It’s a remarkable journey, and I hope you’ll take it. But what is its significance, and why talk about it on a blog dedicated to environmental issues?

A number of years ago I wrote a book called  ”Origins: the quest for our cosmic roots,” which explored the origin and evolution of the universe from before the Big Bang to the origin of life.  This video, from the American Museum of Natural History, reminded me of the long journey I took in researching and writing the book, which included conversations with some of the world’s leading astronomers and cosmologists. Their work contributes to the knowledge reflected in this video. And yet at the end of many of the interviews I conducted with them, they often did not want to conclude with the scientific implications of what they were learning. They wanted to talk about philosophical and environmental implications.

As we near Christmas and the end of the year, I thought I would share a little of what they had to say — and what I learned. So here goes . . .

The Copernican revolution, followed by the Darwinian revolution, seemed to tell us that we were not very special. The former bounced us from being at the center of the physical cosmos to just another planetary object orbiting the sun. And the latter deflated any pretensions that we were at the center of the biological cosmos.

But now, the modern cosmological and astrobiological revolutions may be providing a new view. Recent findings suggest that the complex animal life that adds such rich biodiversity to our planet may not be very common in the universe. And intelligent life may be rarer still. Indeed, in our galaxy — and possibly in the universe as a whole — we may very well be it. And if that’s right, our rarity would make us quite special.

“There are 100 billion galaxies, 100 billion stars per galaxy, and we may be the only intelligent life. We’d better be really careful not to extinguish it,” said University of Chicago cosmologist Michael Turner when I interviewed him for “Origins.”

During an interview with Sandra Faber, an astronomer at the University of California, Santa Cruz, and her colleague, Joel Primack, similar sentiments came up. Faber concluded with this:

One lesson astronomy tells us is that we’re a tiny mote in a hostile void, and the nearest help is too far far away. We’re on our own, on spaceship Earth. So we have to solve our own problems. More important, we’re fantastically lucky because we’ve been given the gift of time. We have a least a billion years in which our home, if we continue to take care of it, will continue to suffice. What a chance, right?

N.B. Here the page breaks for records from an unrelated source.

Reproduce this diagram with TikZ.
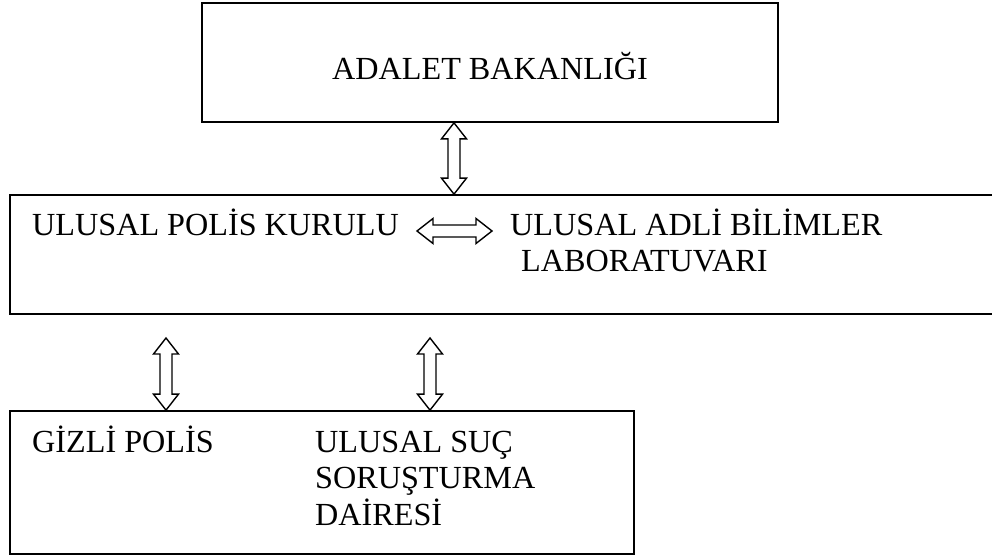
\documentclass[tikz,border=0pt]{standalone}
\usepackage{fontspec}
\setmainfont{Liberation Serif}
\usetikzlibrary{calc}

\begin{document}
\begin{tikzpicture}[
        x=1pt, y=-1pt,
        box/.style={draw, line width=1.7pt, inner sep=0pt},
        label/.style={inner sep=0pt, font=\fontsize{32.2}{37}\selectfont},
        blockarrow/.style={draw, line width=1.4pt, line join=miter,
            to path={let \p1=(\tikztostart), \p2=(\tikztotarget),
                \n1={atan2(\y2-\y1,\x2-\x1)} in
                (\p1) -- ($(\p1)+(\n1+38:20.3pt)$) -- ($(\p1)+(\n1+20.6:17.1pt)$)
                -- ($(\p2)+(\n1+159.4:17.1pt)$) -- ($(\p2)+(\n1+142:20.3pt)$)
                -- (\p2) -- ($(\p2)+(\n1+218:20.3pt)$) -- ($(\p2)+(\n1+200.6:17.1pt)$)
                -- ($(\p1)+(\n1-20.6:17.1pt)$) -- ($(\p1)+(\n1-38:20.3pt)$) -- cycle}},
        ]
        \useasboundingbox (0,0) rectangle (992,556);

        % Boxes
        \node[box, minimum width=576pt, minimum height=119pt] (bakanlik) at (490,62.5) {};
        \node[box, minimum width=990pt, minimum height=119pt] (kurul) at (505,254.5) {};
        \node[box, minimum width=624pt, minimum height=143pt] (daire) at (322,482.5) {};

        % Labels
        \node[label, anchor=base] (adalet) at (490,80) {ADALET BAKANLIĞI};
        \node[label, anchor=base west] (polis) at (32,235) {ULUSAL POLİS KURULU};
        \node[label, anchor=base west] (adli) at (510,235) {ULUSAL ADLİ BİLİMLER};
        \node[label, anchor=base west] (lab) at (521,271) {LABORATUVARI};
        \node[label, anchor=base west] (gizli) at (32,452) {GİZLİ POLİS};
        \node[label, anchor=base west] (suc) at (315,452) {ULUSAL SUÇ};
        \node[label, anchor=base west] (sorusturma) at (315,488) {SORUŞTURMA};
        \node[label, anchor=base west] (dairesi) at (315,525) {DAİRESİ};

        % Free arrow ends
        \coordinate (h1) at (417,231);
        \coordinate (h2) at (492,231);
        \coordinate (g1) at (166,338);
        \coordinate (s1) at (430,338);

        % Arrows
        \draw[blockarrow] (bakanlik.south -| 454,0) to (kurul.north -| 454,0);
        \draw[blockarrow] (h1) to (h2);
        \draw[blockarrow] (g1) to (daire.north -| 166,0);
        \draw[blockarrow] (s1) to (daire.north -| 430,0);

    \end{tikzpicture}
\end{document}
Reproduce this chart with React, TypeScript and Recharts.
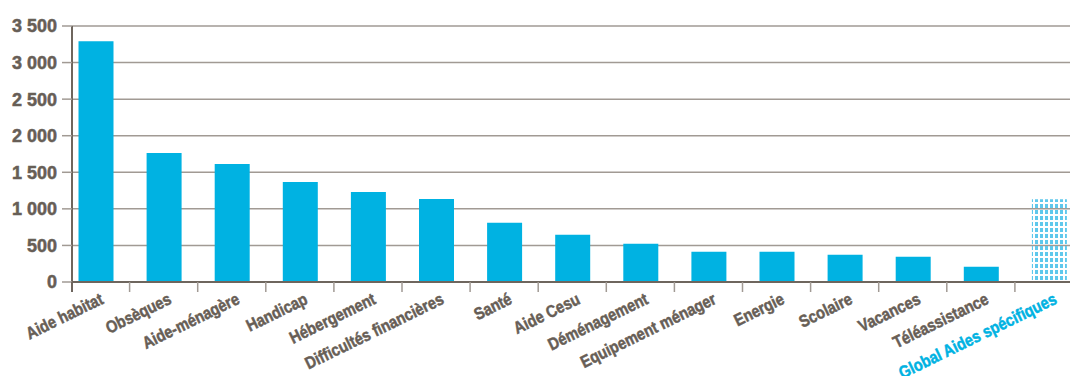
import React from 'react';
import { BarChart, Bar, Cell, XAxis, YAxis, CartesianGrid } from 'recharts';

const categories = [
  'Aide habitat',
  'Obsèques',
  'Aide-ménagère',
  'Handicap',
  'Hébergement',
  'Difficultés financières',
  'Santé',
  'Aide Cesu',
  'Déménagement',
  'Equipement ménager',
  'Energie',
  'Scolaire',
  'Vacances',
  'Téléassistance',
  'Global Aides spécifiques',
];

const amounts = [3290, 1765, 1613, 1368, 1232, 1136, 809, 645, 522, 413, 413, 372, 345, 209, 1130];

const yTicks = [0, 500, 1000, 1500, 2000, 2500, 3000, 3500];

const GLOBAL_LABEL = 'Global Aides spécifiques';

const BLUE = '#00b2e2';
const TEXT = '#675e56';
const AXIS = '#6e665e';
const GRID = '#a19a94';
const Y_AXIS_W = 72;

const data = categories.map((name, i) => ({ name, value: amounts[i] }));

const fmt = (v: number) => String(v).replace(/\B(?=(\d{3})+(?!\d))/g, ' ');

// category labels, plus the small ticks between categories
const XTick = (props: any) => {
  const { x, y, payload, index } = props;
  const half = payload.offset || 34;
  const isGlobal = payload.value === GLOBAL_LABEL;
  const color = isGlobal ? BLUE : TEXT;
  const tx = x + 9;
  const ty = y + 21;
  return (
    <g>
      {index === 0 ? (
        <line x1={Y_AXIS_W} x2={Y_AXIS_W} y1={y} y2={y + 10} stroke={AXIS} strokeWidth={2} />
      ) : (
        <line x1={x - half} x2={x - half} y1={y} y2={y + 10} stroke={GRID} strokeWidth={1.5} />
      )}
      <text
        x={0}
        y={0}
        textAnchor="end"
        transform={`translate(${tx}, ${ty}) rotate(-26) scale(0.86, 1)`}
        fill={color}
        stroke={color}
        strokeWidth={0.5}
        fontSize={17}
        fontWeight="bold"
        fontFamily="'Liberation Sans', Arial, sans-serif"
      >
        {payload.value}
      </text>
    </g>
  );
};

export default function App() {
  return (
    <div
      style={{
        position: 'absolute',
        left: 0,
        top: 0,
        width: 1070,
        height: 376,
        overflow: 'hidden',
        background: '#fff',
      }}
    >
      <BarChart width={1083} height={376} data={data} margin={{ top: 26, right: 0, bottom: 0, left: 0 }}>
        <defs>
          <pattern id="dots" width="5" height="6" patternUnits="userSpaceOnUse">
            <rect x="0" y="0" width="3" height="4" fill="#5fc8ec" />
          </pattern>
        </defs>
        <CartesianGrid vertical={false} stroke={GRID} strokeWidth={1.5} />
        <XAxis
          dataKey="name"
          interval={0}
          height={94}
          padding={{ left: -10.5, right: 0 }}
          tickLine={false}
          tickSize={0}
          tickMargin={0}
          axisLine={{ stroke: AXIS, strokeWidth: 2 }}
          tick={<XTick />}
        />
        <YAxis
          width={Y_AXIS_W}
          domain={[0, 3500]}
          ticks={yTicks}
          interval={0}
          tickFormatter={fmt}
          tickSize={10}
          tickMargin={5}
          tickLine={{ stroke: GRID, strokeWidth: 1.5 }}
          axisLine={{ stroke: AXIS, strokeWidth: 2 }}
          tick={{
            fill: TEXT,
            stroke: TEXT,
            strokeWidth: 0.5,
            fontSize: 18,
            fontWeight: 'bold',
            fontFamily: "'Liberation Sans', Arial, sans-serif",
          }}
        />
        <Bar dataKey="value" barSize={35} isAnimationActive={false}>
          {data.map((d) => (
            <Cell key={d.name} fill={d.name === GLOBAL_LABEL ? 'url(#dots)' : BLUE} />
          ))}
        </Bar>
      </BarChart>
    </div>
  );
}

People like Joel and I are figuring it all out by sitting on this tiny planet and collecting photons from space. So, far from feeling dwarfed by the vast reaches and energy of the cosmos, what we really learn is that we are the most remarkable and complicated product of cosmic evolution, and our potential is unlimited. In little localized pockets, the universe is capable of building some beautiful complexity.

I’d really like people to understand that fantastic groundwork has been laid — a cosmic experiment has been running for 14 billion years, and it has gotten to an interesting point. How incredibly tragic it would be if we foolishly pulled our own plug.

Here’s what Frank Shu, now a professor emeritus at the University of California, San Diego, had to say:

The fact that we have no evidence for intelligent life elsewhere suggests that it’s just not there . . . If intelligent life is indeed rare, then it is our duty and obligation to try to preserve it . . . People talk glibly about extinctions. But the death of the human race — now that would be a tragedy beyond reckoning because it would mean the loss of any knowledge of Shakespeare, of Jane Austen, of Mozart. Suppose all that were erased. Wouldn’t that be a tremendous tragedy? All the great achievements just erased? That’s conceivable now because we are screwing things up.”

It can be argued that in some sense, the universe has become self-aware through us, and through any other intelligent creatures who may be making videos similar to the one above. And if the astronomers and cosmologists whom I spoke with are right — if intelligent life is rare in the universe, and especially if we’re it — then some portion of that cosmic self awareness, and perhaps all of it, could be lost if we failed to learn how to live sustainably on this planet. And that would be the ultimate tragedy.